Anyway, I'm over the freaking moon right now. Going for a run.


----------



## Ankari (Jun 13, 2016)

Hello Malik,

I'm about to hire a developmental and copy editor soon. I'd like you, if you're willing, to PM me your agreement with this current editor and the previous one. I'd like to know what the going rate is, and what's to be expected.


----------



## ThinkerX (Jun 13, 2016)

Ankari said:


> Hello Malik,
> 
> I'm about to hire a developmental and copy editor soon. I'd like you, if you're willing, to PM me your agreement with this current editor and the previous one. I'd like to know what the going rate is, and what's to be expected.



Making progress with the big multi-book series?  Sheesh, how time zips by...


----------



## Russ (Jun 14, 2016)

Ankari said:


> Hello Malik,
> 
> I'm about to hire a developmental and copy editor soon. I'd like you, if you're willing, to PM me your agreement with this current editor and the previous one.

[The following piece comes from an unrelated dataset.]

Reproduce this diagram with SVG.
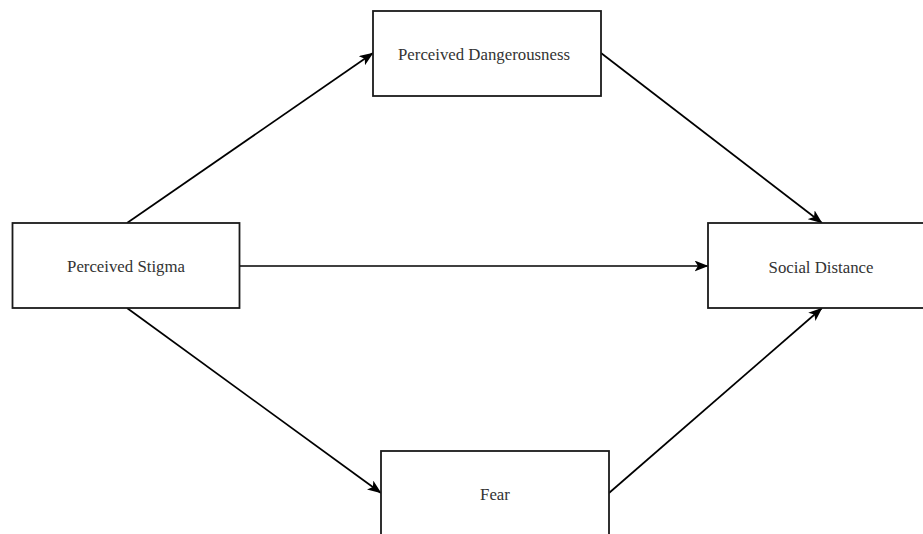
<svg xmlns="http://www.w3.org/2000/svg" width="923" height="534" viewBox="0 0 923 534">
<style>
.box{fill:#fff;stroke:#1a1a1a;stroke-width:1.8}
.lbl{font-family:"Liberation Serif","Times New Roman",serif;font-size:16.8px;fill:#333;text-anchor:middle}
.edge{stroke:#000;stroke-width:1.7;fill:none;marker-end:url(#ah)}
</style>
<defs>
<marker id="ah" viewBox="0 0 14 11" refX="13.5" refY="5.5" markerWidth="14" markerHeight="11" markerUnits="userSpaceOnUse" orient="auto">
<path d="M0,0 L14,5.5 L0,11 L3.5,5.5 Z" fill="#000"/>
</marker>
</defs>
<rect width="923" height="534" fill="#fff"/>
<g id="connectors">
<line class="edge" x1="127" y1="223" x2="373" y2="53"/>
<line class="edge" x1="601" y1="53" x2="822" y2="223"/>
<line class="edge" x1="239" y1="266" x2="708" y2="266"/>
<line class="edge" x1="127" y1="308" x2="381" y2="493"/>
<line class="edge" x1="609" y1="493" x2="822" y2="308"/>
</g>
<g id="dangerousness">
<rect class="box" x="373" y="11" width="228" height="85"/>
<text class="lbl" x="484" y="59.5">Perceived Dangerousness</text>
</g>
<g id="stigma">
<rect class="box" x="12.5" y="223" width="227" height="85"/>
<text class="lbl" x="126" y="272">Perceived Stigma</text>
</g>
<g id="social">
<rect class="box" x="708" y="223" width="228" height="85"/>
<text class="lbl" x="821" y="273">Social Distance</text>
</g>
<g id="fear">
<rect class="box" x="381" y="451" width="228" height="85"/>
<text class="lbl" x="495" y="500">Fear</text>
</g>
</svg>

I'd like to know what the going rate is, and what's to be expected.



The "going rate" is all over the map.  I have seen quotes for a developmental/line edit of a 100,000 word novel anywhere from around $1000 to $6000 US.

The OP makes some important points.  Finding the right editor can be hard, but it can take your work to a whole new level of quality.  Although he might want to rethink that whole head hopping in the same paragraph thing...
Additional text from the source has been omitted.